Maybe if I was born during the Summer of Love (1967), with the confluence of social revolutions from no-fault divorce to feminism to free love to Vietnam- and their eventual displacements by punk rock and Reaganomics, I could be the template of individualism. Albeit, personalities are a product of personal development, wouldn’t it be a whole lot simpler if one could just say “It was the times?” The sixties counterculture- along with its alter ego, eighties greed- has found me in this South East Asian region. Bob Dylan’s “Blowin’ in the wind” might as well have been playing while I was shitting myself.
In fact the only thing that I wouldn’t agree to about the Summer of Love would be the flower in the hair, which would be terribly unbecoming on me o_O
Even so, I wasn’t raised by some wasted, crazed hippie parents who smoked pot during the day. Nothing could be further from the truth; my mother was considered a square even by other moms (refer: Kimbly ;)) and is the sort of mom who’d perceive a wet towel left on the bed as a serious violation of basic human civility. In reality, I am the waste who smoked pot any time of the day. My mother, instead, has labeled me a hippie on more than one occasion and she says it in an accusatory tone. She said it the day I came home with a skateboard and torn jeans and she said it the time I’d gone 3 full nights without sleep reading Karl Max’s Selected Writings.
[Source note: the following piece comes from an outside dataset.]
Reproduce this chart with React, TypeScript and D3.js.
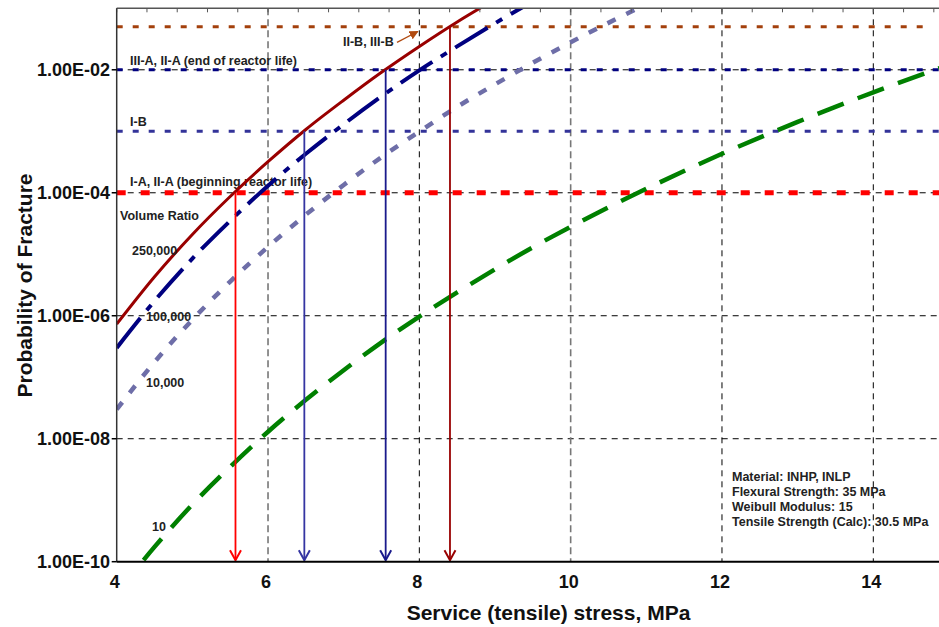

Regardless of her knowledge of what being a hippie is really about, and the reversal of idealistic roles, my mother raised me in a traditional household and together with my father; they gave a new sense that anything was possible. And even now, even in this desperate time, I trust that the foundation they had set for me, along with the love I had not merit from my friends, and despite my insurgences, I can hold this down.